▶ _Data extract_
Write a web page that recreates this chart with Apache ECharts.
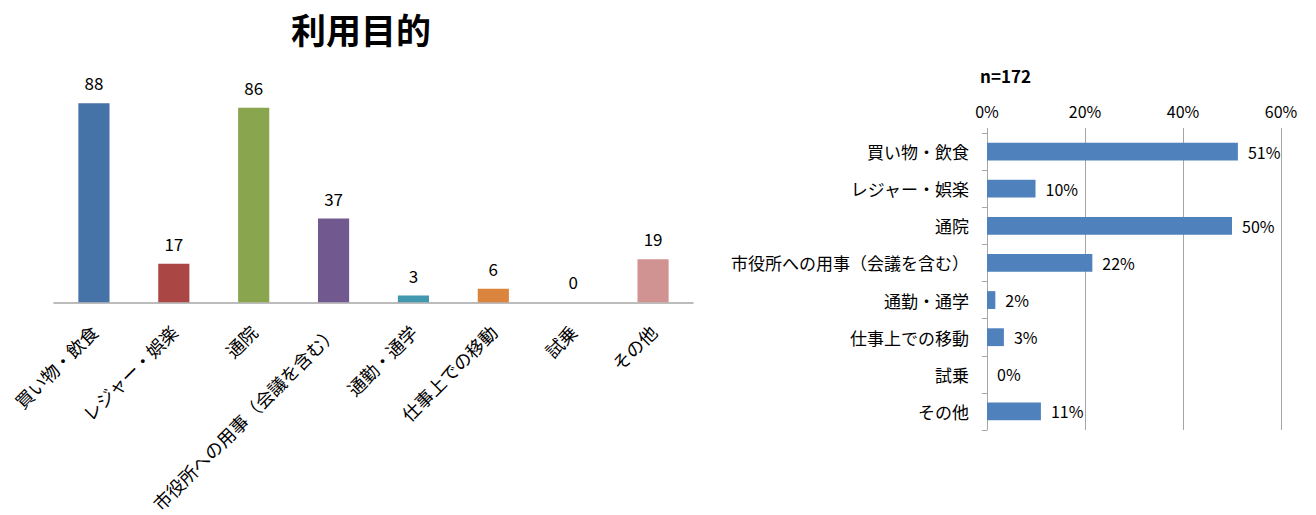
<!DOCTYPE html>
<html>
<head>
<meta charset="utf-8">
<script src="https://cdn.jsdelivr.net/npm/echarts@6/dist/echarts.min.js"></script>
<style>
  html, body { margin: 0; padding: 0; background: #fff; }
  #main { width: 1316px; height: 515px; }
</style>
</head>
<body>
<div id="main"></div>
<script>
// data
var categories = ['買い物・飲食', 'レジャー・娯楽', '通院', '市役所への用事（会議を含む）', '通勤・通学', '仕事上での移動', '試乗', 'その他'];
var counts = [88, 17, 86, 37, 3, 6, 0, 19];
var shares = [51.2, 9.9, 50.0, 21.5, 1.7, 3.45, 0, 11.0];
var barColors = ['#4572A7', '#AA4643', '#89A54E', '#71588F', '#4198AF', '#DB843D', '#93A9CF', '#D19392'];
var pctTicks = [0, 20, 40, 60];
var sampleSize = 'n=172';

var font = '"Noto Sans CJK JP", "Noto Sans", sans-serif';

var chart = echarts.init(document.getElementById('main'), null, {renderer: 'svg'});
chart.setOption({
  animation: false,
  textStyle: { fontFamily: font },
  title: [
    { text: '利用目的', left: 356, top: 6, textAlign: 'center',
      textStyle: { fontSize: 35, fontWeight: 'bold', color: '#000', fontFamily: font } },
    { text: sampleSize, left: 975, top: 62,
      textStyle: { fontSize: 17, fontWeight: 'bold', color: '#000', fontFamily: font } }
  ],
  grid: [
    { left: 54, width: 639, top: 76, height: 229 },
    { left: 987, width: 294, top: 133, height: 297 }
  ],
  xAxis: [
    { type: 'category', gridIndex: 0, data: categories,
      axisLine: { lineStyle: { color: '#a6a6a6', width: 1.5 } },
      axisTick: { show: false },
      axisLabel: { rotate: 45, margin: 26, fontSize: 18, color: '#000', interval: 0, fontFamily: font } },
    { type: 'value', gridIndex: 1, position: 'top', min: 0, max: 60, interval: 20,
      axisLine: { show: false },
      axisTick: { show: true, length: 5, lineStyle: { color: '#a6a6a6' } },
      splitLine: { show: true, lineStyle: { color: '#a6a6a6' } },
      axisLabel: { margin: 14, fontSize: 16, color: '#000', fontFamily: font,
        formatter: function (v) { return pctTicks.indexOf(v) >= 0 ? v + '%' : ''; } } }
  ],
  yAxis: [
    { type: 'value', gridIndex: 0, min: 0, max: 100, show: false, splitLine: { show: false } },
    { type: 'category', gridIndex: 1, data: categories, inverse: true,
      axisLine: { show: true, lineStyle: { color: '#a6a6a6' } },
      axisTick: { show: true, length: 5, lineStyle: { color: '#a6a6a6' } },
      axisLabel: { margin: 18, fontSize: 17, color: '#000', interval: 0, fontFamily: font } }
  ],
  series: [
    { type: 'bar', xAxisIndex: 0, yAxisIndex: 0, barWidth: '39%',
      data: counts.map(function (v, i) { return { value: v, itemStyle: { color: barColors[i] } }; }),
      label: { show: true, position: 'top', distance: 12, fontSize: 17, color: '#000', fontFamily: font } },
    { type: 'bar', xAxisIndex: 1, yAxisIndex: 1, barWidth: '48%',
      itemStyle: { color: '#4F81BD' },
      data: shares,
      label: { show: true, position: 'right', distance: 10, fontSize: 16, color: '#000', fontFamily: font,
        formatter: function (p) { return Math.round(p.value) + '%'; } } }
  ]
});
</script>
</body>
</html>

▶ _Stated goal_
Give back every line exactly as it stands, pictures excluded.

▶ _Task output_
Write a web page that recreates this chart with Apache ECharts.
<!DOCTYPE html>
<html>
<head>
<meta charset="utf-8">
<script src="https://cdn.jsdelivr.net/npm/echarts@6/dist/echarts.min.js"></script>
<style>
  html, body { margin: 0; padding: 0; background: #fff; }
  #main { width: 1316px; height: 515px; }
</style>
</head>
<body>
<div id="main"></div>
<script>
// data
var categories = ['買い物・飲食', 'レジャー・娯楽', '通院', '市役所への用事（会議を含む）', '通勤・通学', '仕事上での移動', '試乗', 'その他'];
var counts = [88, 17, 86, 37, 3, 6, 0, 19];
var shares = [51.2, 9.9, 50.0, 21.5, 1.7, 3.45, 0, 11.0];
var barColors = ['#4572A7', '#AA4643', '#89A54E', '#71588F', '#4198AF', '#DB843D', '#93A9CF', '#D19392'];
var pctTicks = [0, 20, 40, 60];
var sampleSize = 'n=172';

var font = '"Noto Sans CJK JP", "Noto Sans", sans-serif';

var chart = echarts.init(document.getElementById('main'), null, {renderer: 'svg'});
chart.setOption({
  animation: false,
  textStyle: { fontFamily: font },
  title: [
    { text: '利用目的', left: 356, top: 6, textAlign: 'center',
      textStyle: { fontSize: 35, fontWeight: 'bold', color: '#000', fontFamily: font } },
    { text: sampleSize, left: 975, top: 62,
      textStyle: { fontSize: 17, fontWeight: 'bold', color: '#000', fontFamily: font } }
  ],
  grid: [
    { left: 54, width: 639, top: 76, height: 229 },
    { left: 987, width: 294, top: 133, height: 297 }
  ],
  xAxis: [
    { type: 'category', gridIndex: 0, data: categories,
      axisLine: { lineStyle: { color: '#a6a6a6', width: 1.5 } },
      axisTick: { show: false },
      axisLabel: { rotate: 45, margin: 26, fontSize: 18, color: '#000', interval: 0, fontFamily: font } },
    { type: 'value', gridIndex: 1, position: 'top', min: 0, max: 60, interval: 20,
      axisLine: { show: false },
      axisTick: { show: true, length: 5, lineStyle: { color: '#a6a6a6' } },
      splitLine: { show: true, lineStyle: { color: '#a6a6a6' } },
      axisLabel: { margin: 14, fontSize: 16, color: '#000', fontFamily: font,
        formatter: function (v) { return pctTicks.indexOf(v) >= 0 ? v + '%' : ''; } } }
  ],
  yAxis: [
    { type: 'value', gridIndex: 0, min: 0, max: 100, show: false, splitLine: { show: false } },
    { type: 'category', gridIndex: 1, data: categories, inverse: true,
      axisLine: { show: true, lineStyle: { color: '#a6a6a6' } },
      axisTick: { show: true, length: 5, lineStyle: { color: '#a6a6a6' } },
      axisLabel: { margin: 18, fontSize: 17, color: '#000', interval: 0, fontFamily: font } }
  ],
  series: [
    { type: 'bar', xAxisIndex: 0, yAxisIndex: 0, barWidth: '39%',
      data: counts.map(function (v, i) { return { value: v, itemStyle: { color: barColors[i] } }; }),
      label: { show: true, position: 'top', distance: 12, fontSize: 17, color: '#000', fontFamily: font } },
    { type: 'bar', xAxisIndex: 1, yAxisIndex: 1, barWidth: '48%',
      itemStyle: { color: '#4F81BD' },
      data: shares,
      label: { show: true, position: 'right', distance: 10, fontSize: 16, color: '#000', fontFamily: font,
        formatter: function (p) { return Math.round(p.value) + '%'; } } }
  ]
});
</script>
</body>
</html>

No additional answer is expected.